- DVD cover
- Directed by: Sidney J. Furie
- Written by: Mark Mills
- Produced by: Harel Goldstein Gary Howsam Mark Shorrock Gary Tuck
- Starring: Peter O'Toole Alicia Silverstone Joan Plowright
- Cinematography: Curtis Petersen
- Edited by: David Ostry
- Music by: Jonathan Goldsmith
- Production companies: GFT Entertainment Ultimate Pictures
- Distributed by: Screen Media Films (United States) Alliance Atlantis (Canada)
- Release dates: June 28, 2002 (Canada); September 3, 2002 (United States);
- Running time: 106 minutes
- Countries: United States Canada United Kingdom
- Language: English
- Budget: $12 million

= Global Heresy =

2002 comedy-drama film directed by Sidney J. Furie

Global Heresy (alternately titled Rock My World in the United States and Canada) is a 2002 comedy-drama film directed by Sidney J. Furie, and starring Peter O'Toole, Joan Plowright, Alicia Silverstone and Martin Clunes. The film centers on a highly successful American rock band recovering from the loss of their leader by going into seclusion in the United Kingdom.

==Plot==
When a rock band at the top of their game suddenly loses their band leader/bass player, their musical direction becomes questionable. All the band members know is that the leader's clothes were found at the edge of a waterfront and he has not been seen since.
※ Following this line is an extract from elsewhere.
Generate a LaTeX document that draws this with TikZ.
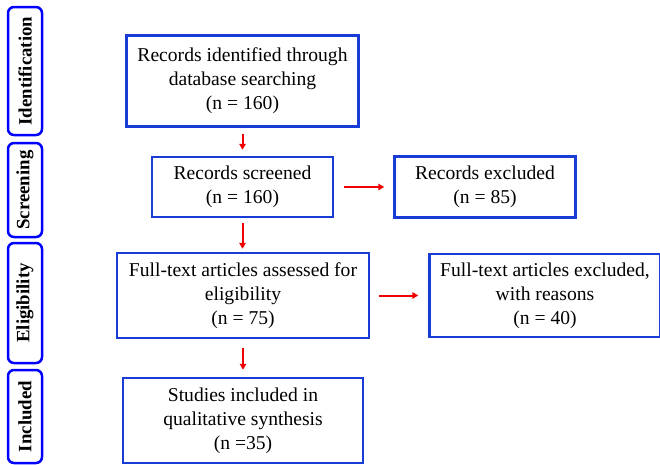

To replace their missing leader, they hire a new bassist, Natalie, who shakes up their thoughts of the band. However, the biggest changes come when the band decides to go into seclusion to develop new songs and a new sound. They rent a mansion from an aristocratic couple, Lord and Lady Foxley, who are in need of money. When the staff hired to be on hand when the band arrives do not show, the couple decides to act as the butler, Benson, and the cook, Margaret. The obvious conflicts between the two cultures occur, but a respect for each other gradually follows. Meanwhile, the band's recording company is trying to trick them into signing a contract that obliges them to make the music as the company requires, denying their "creative control". Towards the end of the film, the status quo becomes further shaken when the original band leader shows up and admits that his disappearance had been a planned publicity stunt.

==Production==
The film was shot in Toronto.

==Reception==
Liam Lacey of The Globe and Mail awarded the film two and a half stars out of four.